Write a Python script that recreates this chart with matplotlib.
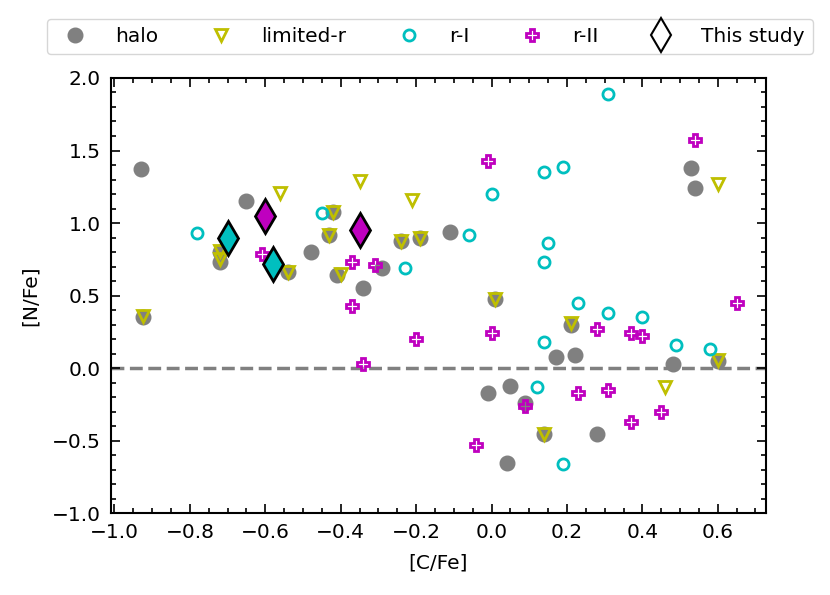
import numpy as np
import matplotlib
matplotlib.use('Agg')
from matplotlib import pyplot as plt
from matplotlib.ticker import MultipleLocator

# data #####################################################################
halo_c = [-0.93, -0.925, -0.65, -0.72, -0.72, -0.48, -0.54, -0.43, -0.42, -0.41,
          -0.29, -0.34, -0.24, -0.19, -0.11, 0.01, 0.53, 0.54, 0.21, 0.60,
          0.17, 0.22, 0.48, -0.01, 0.05, 0.09, 0.14, 0.28, 0.04]
halo_n = [1.37, 0.35, 1.15, 0.80, 0.73, 0.80, 0.66, 0.92, 1.08, 0.64,
          0.69, 0.55, 0.88, 0.90, 0.94, 0.48, 1.38, 1.24, 0.30, 0.05,
          0.08, 0.09, 0.03, -0.17, -0.12, -0.24, -0.45, -0.45, -0.65]

limr_c = [-0.925, -0.72, -0.72, -0.56, -0.54, -0.43, -0.42, -0.40, -0.35, -0.21,
          -0.24, -0.19, 0.01, 0.21, 0.60, 0.60, 0.46, 0.14]
limr_n = [0.36, 0.81, 0.75, 1.21, 0.66, 0.92, 1.08, 0.65, 1.29, 1.16,
          0.88, 0.90, 0.48, 0.31, 1.27, 0.06, -0.13, -0.45]

r1_c = [-0.78, -0.45, -0.23, -0.06, 0.00, 0.31, 0.14, 0.19, 0.15, 0.14,
        0.23, 0.31, 0.40, 0.14, 0.49, 0.58, 0.12, 0.19]
r1_n = [0.93, 1.07, 0.69, 0.92, 1.20, 1.89, 1.35, 1.39, 0.86, 0.73,
        0.45, 0.38, 0.35, 0.18, 0.16, 0.13, -0.13, -0.66]

r2_c = [-0.61, -0.31, -0.37, -0.37, -0.34, -0.20, -0.01, 0.00, 0.54, 0.65,
        0.28, 0.37, 0.40, 0.09, 0.23, 0.31, 0.45, 0.37, -0.04]
r2_n = [0.79, 0.71, 0.73, 0.43, 0.03, 0.20, 1.43, 0.24, 1.57, 0.45,
        0.27, 0.24, 0.22, -0.26, -0.17, -0.15, -0.30, -0.37, -0.53]

# this study: two r-I and two r-II stars
study_c = [-0.70, -0.58, -0.60, -0.35]
study_n = [0.90, 0.72, 1.05, 0.95]
study_col = ['c', 'c', 'm', 'm']

############################################################################

plt.rcParams['font.size'] = 14.5
fig = plt.figure(figsize=(8.3, 5.95), dpi=100)
ax = fig.add_axes([0.1334, 0.137, 0.7891, 0.732])

ax.plot(halo_c, halo_n, 'o', color='gray', ms=10.5, label='halo', zorder=2)
ax.plot(limr_c, limr_n, 'v', mfc='none', mec='y', mew=2, ms=9, label='limited-r', zorder=3)
ax.plot(r1_c, r1_n, 'o', mfc='none', mec='c', mew=2, ms=8, label='r-I', zorder=3)
ax.plot(r2_c, r2_n, 'P', mfc='none', mec='m', mew=2, ms=9, label='r-II', zorder=3)
for xx, yy, cc in zip(study_c, study_n, study_col):
    ax.plot(xx, yy, 'd', mfc=cc, mec='k', mew=2, ms=17.5, zorder=5)
ax.plot([], [], 'd', mfc='white', mec='k', mew=1.5, ms=17.5, label='This study')

ax.axhline(0, color='gray', ls='--', lw=2.5, zorder=1)

ax.set_xlim(-1.01, 0.727)
ax.set_ylim(-1.0, 2.0)
ax.xaxis.set_major_locator(MultipleLocator(0.2))
ax.xaxis.set_minor_locator(MultipleLocator(0.05))
ax.yaxis.set_major_locator(MultipleLocator(0.5))
ax.yaxis.set_minor_locator(MultipleLocator(0.1))
ax.tick_params(which='both', direction='in', top=True, right=True, width=1.2, pad=7)
ax.tick_params(which='major', length=6.5)
ax.tick_params(which='minor', length=3.5)
for sp in ax.spines.values():
    sp.set_linewidth(1.5)

ax.set_xlabel('[C/Fe]', labelpad=8)
ax.set_ylabel('[N/Fe]', labelpad=9)

fig.legend(loc='center', bbox_to_anchor=(0.518, 0.938), ncol=5, fontsize=14.5,
           columnspacing=2.1, handletextpad=1.0)

fig.savefig('out.png', dpi=100)
plt.close()
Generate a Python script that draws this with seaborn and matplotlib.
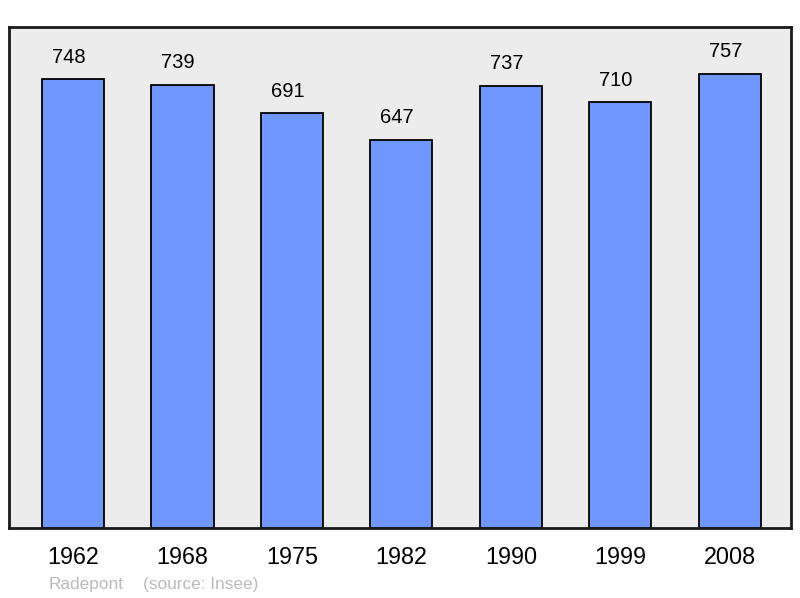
import matplotlib
matplotlib.use("Agg")
import matplotlib.pyplot as plt
import seaborn as sns
import pandas as pd

# Population data
years = ["1962", "1968", "1975", "1982", "1990", "1999", "2008"]
population = [748, 739, 691, 647, 737, 710, 757]

df = pd.DataFrame({"year": years, "pop": population})

sns.set_style("white")
plt.rcParams["font.family"] = ["Liberation Sans", "DejaVu Sans"]

fig = plt.figure(figsize=(8, 5.98), dpi=100)
ax = fig.add_axes([9 / 800, 70 / 598, 782 / 800, 501 / 598])
ax.set_facecolor("#ececec")

sns.barplot(data=df, x="year", y="pop", color="#7096ff", saturation=1,
            width=0.567, edgecolor="black", linewidth=1.3, ax=ax)

for i, v in enumerate(population):
    ax.annotate(str(v), (i - 0.04, v), xytext=(0, 11.8), textcoords="offset points",
                ha="center", va="baseline", fontsize=14.5, color="black")

ax.set_xlim(-0.585, 6.56)
ax.set_ylim(0, 835)
ax.set_yticks([])
ax.set_xlabel("")
ax.set_ylabel("")
ax.tick_params(axis="x", length=0, pad=13, labelsize=16.8, labelcolor="black")
for s in ax.spines.values():
    s.set_visible(True)
    s.set_linewidth(2)
    s.set_color("#1a1a1a")

fig.text(49 / 800, 1 - 584 / 598, "Radepont", color="#bbbbbb", fontsize=12.4, va="center")
fig.text(143 / 800, 1 - 584 / 598, "(source: Insee)", color="#bbbbbb", fontsize=12.4, va="center")

fig.savefig("out.png", dpi=100, facecolor="white")
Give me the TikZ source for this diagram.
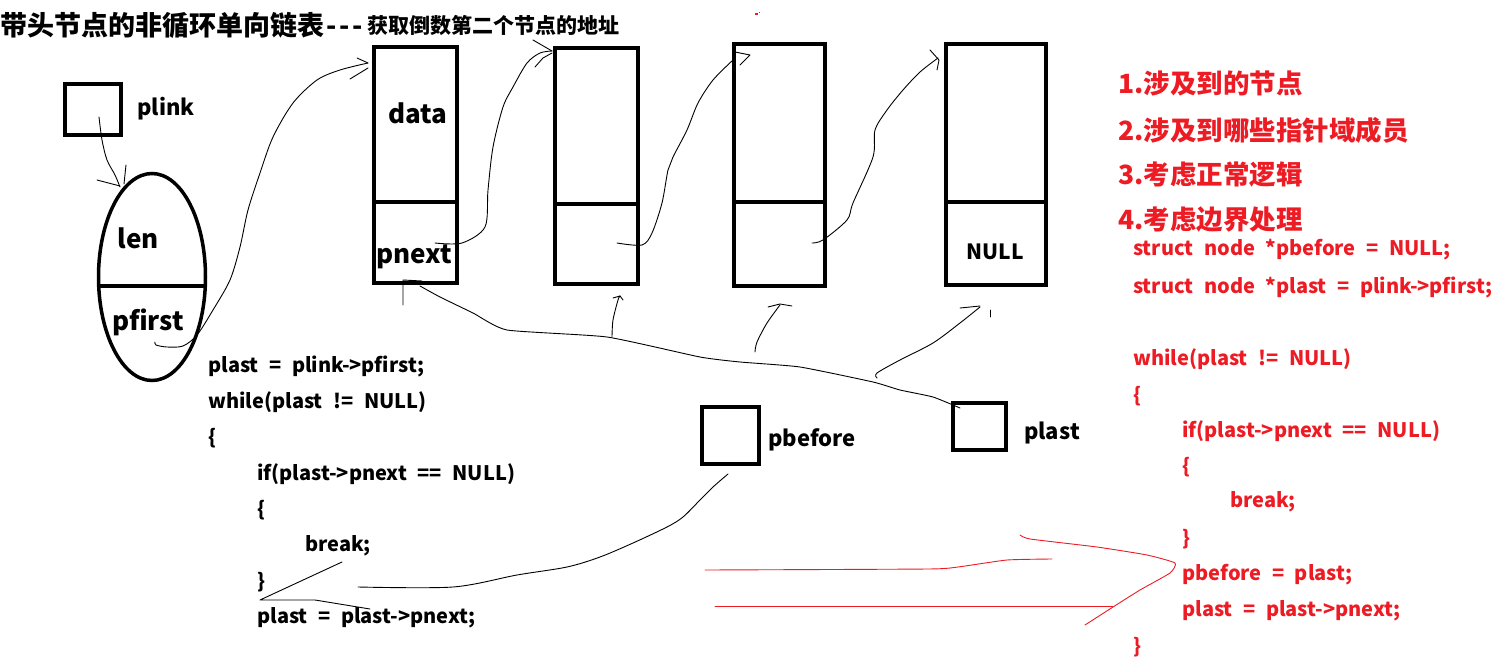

* * *

*THE TASK:* Return every line containing "seaborn".

*PROBLEM SOLUTION:*
Generate a Python script that draws this with seaborn and matplotlib.
import seaborn as sns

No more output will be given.